Pada pertemuan istimewa itu, salah satu menu yang dihidangkan adalah nasi goreng spesial racikan Megawati. Prabowo yang kerap disapa Megawati “Mas Bowo” ketika itu mengatakan sangat menyukai nasi goreng tersebut.
“Waktu itu Ibu Mega yang memasak dan Pak Prabowo sangat menyukai. Jadi mungkin juga menu nasi goreng akan ada lagi [dalam pertemuan mendatang,” kata Puan.
Apapun menunya, yang jelas pertemuan kedua tokoh politik itu bisa memengaruhi dinamika politik pasca-pelantikan presiden.

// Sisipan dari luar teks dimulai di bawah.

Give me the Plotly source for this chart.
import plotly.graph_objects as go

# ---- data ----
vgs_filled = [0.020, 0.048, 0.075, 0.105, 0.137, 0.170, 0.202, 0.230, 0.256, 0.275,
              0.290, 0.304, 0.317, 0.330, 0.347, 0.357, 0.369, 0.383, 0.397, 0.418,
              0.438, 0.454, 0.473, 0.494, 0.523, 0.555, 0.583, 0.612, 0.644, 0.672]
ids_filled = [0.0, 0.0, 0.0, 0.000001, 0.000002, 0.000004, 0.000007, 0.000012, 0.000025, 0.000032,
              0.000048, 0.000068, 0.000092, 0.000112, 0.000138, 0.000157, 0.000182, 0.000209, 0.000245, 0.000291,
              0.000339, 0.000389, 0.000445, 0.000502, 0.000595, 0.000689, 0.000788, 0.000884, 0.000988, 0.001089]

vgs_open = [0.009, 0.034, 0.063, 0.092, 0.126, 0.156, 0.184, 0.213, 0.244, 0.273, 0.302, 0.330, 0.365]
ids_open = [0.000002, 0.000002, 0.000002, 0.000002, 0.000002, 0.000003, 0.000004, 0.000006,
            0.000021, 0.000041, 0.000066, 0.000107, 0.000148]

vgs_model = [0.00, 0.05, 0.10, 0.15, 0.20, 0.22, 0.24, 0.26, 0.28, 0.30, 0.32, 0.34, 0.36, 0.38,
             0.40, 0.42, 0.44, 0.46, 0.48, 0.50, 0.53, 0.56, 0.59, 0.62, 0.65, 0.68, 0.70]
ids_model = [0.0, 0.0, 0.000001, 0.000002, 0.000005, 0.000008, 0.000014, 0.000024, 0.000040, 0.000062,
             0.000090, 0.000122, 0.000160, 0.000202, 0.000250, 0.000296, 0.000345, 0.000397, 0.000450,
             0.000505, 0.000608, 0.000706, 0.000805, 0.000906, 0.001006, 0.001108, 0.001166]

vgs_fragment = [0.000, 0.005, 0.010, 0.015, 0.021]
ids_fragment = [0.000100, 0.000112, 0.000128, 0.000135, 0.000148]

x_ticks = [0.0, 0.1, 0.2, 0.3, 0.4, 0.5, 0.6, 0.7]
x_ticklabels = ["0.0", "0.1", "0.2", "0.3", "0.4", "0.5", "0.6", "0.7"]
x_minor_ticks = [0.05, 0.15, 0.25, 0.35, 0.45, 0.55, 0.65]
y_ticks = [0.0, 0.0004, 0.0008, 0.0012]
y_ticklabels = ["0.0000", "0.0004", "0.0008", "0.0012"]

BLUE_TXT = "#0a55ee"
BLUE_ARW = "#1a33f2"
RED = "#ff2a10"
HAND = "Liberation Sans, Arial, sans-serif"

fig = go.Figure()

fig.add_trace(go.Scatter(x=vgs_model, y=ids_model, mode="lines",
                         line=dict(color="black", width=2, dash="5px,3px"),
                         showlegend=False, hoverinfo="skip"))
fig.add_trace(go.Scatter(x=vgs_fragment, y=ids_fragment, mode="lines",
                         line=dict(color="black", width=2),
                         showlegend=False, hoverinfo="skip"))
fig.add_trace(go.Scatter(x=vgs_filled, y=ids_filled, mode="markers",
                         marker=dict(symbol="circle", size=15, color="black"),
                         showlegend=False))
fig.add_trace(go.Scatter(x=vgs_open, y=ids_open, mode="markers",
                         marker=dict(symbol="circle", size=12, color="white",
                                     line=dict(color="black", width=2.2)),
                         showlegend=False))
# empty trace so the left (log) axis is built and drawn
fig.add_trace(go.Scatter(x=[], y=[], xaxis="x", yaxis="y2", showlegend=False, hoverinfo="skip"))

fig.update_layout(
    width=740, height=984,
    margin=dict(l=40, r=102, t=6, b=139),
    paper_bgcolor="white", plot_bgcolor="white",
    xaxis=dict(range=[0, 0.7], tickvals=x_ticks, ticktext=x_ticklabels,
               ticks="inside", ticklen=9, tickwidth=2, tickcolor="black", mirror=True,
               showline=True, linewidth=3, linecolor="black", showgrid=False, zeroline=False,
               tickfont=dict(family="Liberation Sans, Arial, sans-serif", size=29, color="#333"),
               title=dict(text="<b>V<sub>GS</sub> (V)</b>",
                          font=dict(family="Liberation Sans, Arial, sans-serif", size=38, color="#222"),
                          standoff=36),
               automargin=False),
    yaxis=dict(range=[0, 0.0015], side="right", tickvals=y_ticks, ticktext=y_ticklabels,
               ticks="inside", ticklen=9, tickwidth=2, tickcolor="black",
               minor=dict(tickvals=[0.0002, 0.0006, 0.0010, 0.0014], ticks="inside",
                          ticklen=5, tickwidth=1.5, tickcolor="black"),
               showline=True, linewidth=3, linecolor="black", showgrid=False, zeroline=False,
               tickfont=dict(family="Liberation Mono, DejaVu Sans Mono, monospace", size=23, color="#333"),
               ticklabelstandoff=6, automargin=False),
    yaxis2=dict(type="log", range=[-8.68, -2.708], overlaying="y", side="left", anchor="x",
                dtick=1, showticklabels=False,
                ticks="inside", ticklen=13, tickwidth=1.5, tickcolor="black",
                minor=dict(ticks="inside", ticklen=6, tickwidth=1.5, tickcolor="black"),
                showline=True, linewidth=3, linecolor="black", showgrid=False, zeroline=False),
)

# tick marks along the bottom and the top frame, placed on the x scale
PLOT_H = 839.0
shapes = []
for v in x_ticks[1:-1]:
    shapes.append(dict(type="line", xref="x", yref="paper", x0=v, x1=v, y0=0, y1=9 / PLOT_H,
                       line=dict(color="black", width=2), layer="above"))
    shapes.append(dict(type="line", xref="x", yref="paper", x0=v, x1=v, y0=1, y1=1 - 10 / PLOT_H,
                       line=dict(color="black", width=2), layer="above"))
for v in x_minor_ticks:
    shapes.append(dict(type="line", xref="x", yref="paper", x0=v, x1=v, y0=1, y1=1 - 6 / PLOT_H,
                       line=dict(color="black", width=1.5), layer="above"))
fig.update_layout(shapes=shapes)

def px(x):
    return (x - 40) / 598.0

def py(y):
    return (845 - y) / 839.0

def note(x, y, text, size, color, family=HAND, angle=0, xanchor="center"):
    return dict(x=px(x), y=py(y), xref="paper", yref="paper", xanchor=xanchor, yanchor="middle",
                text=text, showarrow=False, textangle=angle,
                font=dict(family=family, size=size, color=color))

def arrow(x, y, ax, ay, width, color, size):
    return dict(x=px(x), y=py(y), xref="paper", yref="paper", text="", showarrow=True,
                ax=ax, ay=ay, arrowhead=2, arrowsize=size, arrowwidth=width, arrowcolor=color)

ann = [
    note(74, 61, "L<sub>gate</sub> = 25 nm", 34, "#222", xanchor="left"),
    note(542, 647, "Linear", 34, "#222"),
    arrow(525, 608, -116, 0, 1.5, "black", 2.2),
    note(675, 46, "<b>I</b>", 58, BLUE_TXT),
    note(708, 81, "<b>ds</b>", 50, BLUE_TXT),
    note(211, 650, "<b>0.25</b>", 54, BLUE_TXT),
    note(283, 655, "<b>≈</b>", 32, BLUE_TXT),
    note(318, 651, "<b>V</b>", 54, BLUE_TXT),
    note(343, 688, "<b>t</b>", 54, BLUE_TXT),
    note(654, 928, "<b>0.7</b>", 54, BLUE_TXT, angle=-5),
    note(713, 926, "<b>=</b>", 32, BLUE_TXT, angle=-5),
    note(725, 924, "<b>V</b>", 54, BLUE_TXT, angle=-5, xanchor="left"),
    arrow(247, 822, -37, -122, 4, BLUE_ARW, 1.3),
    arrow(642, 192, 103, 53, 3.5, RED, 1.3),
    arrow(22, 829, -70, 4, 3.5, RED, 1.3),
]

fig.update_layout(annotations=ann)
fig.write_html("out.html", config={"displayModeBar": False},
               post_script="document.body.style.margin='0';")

Prabowo Ingin Lepas Dari Bayang-Bayang Jokowi?
Direktur Parameter Politik Indonesia (PPI) Adi Prayitno berpandangan, rencana pertemuan dengan Megawati menunjukkan keinginan Prabowo untuk lepas dari bayang-bayang Jokowi dalam menentukan pemerintahannya ke depan.

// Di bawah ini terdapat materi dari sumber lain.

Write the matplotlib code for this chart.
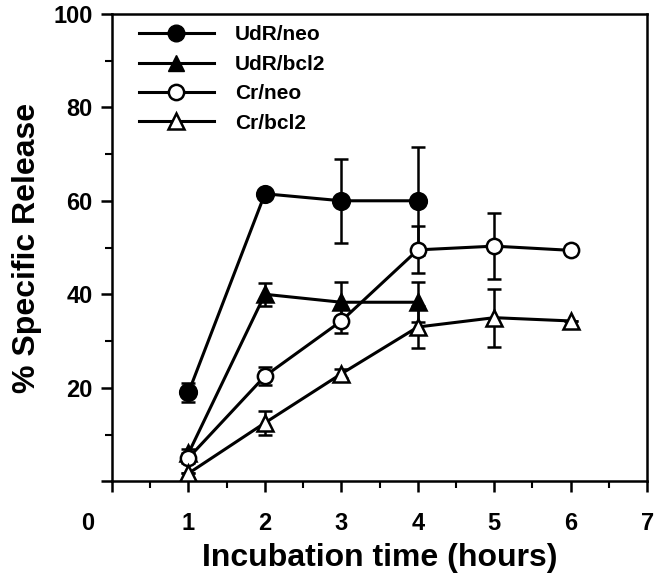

Menurut Adi, Prabowo ingin menjadi presiden yang memiliki kewenangan penuh tanpa diintervensi pihak lain dalam mengambil keputusan.
“Prabowo makin menunjukkan dirinya sebagai presiden terpilih yang bisa mengakselerasi semua keinginan politiknya tanpa bayang-bayang siapapun,” tutur Adi.
Menurutnya, terdapat tiga hal yang menjadi pertimbangan PDIP dalam menerima uluran tangan Prabowo. Pertama, karena diminta langsung oleh Prabowo. Kedua, sebagai ancang-ancang panjang menuju Pemilu 2029. Ketiga, untuk mengakselerasi terwujudnya visi-misi Prabowo.
“Ini upaya konsolidasi politik yang sepertinya disiapkan betul oleh PDIP untuk lima tahun yang akan datang, karena kompleksitas persoalan politik lima tahun ke depan bisa jauh lebih serius,” kata Adi.
Meski disebut tidak dilibatkan dan tidak sreg dengan rencana pertemuan Megawati dan Prabowo, Jokowi berucap positif. Menurutnya, “Komunikasi antara tokoh-tokoh bangsa bisa menyambung untuk kemajuan negara dan kemajuan bangsa.”
Sementara pengamat komunikasi politik Universitas Brawijaya Anang Sujoko memiliki pandangan lain ihwal tujuan PDIP merapat ke Prabowo. Menurutnya, PDIP perlu menjadi bagian dari Prabowo untuk menekan dan meminimalkan peran Jokowi melalui Gibran di pemerintahan.
Anang melihat Prabowo seperti memberikan fasilitas kepada PDIP untuk ikut mengontrol peran Gibran. Apalagi, hubungan Megawati dan Jokowi sampai saat ingin masih panas meski Pemilu 2024 sudah berakhir.
“Ketika PDIP ada di dalam pemerintahan, itu kemungkinan bisa lebih dekat ke Prabowo untuk kemudian mengendalikan kekuatan Jokowi melalui anaknya itu. Kalau di luar, akan relatif sulit [mengontrol Jokowi],” tutup Anang.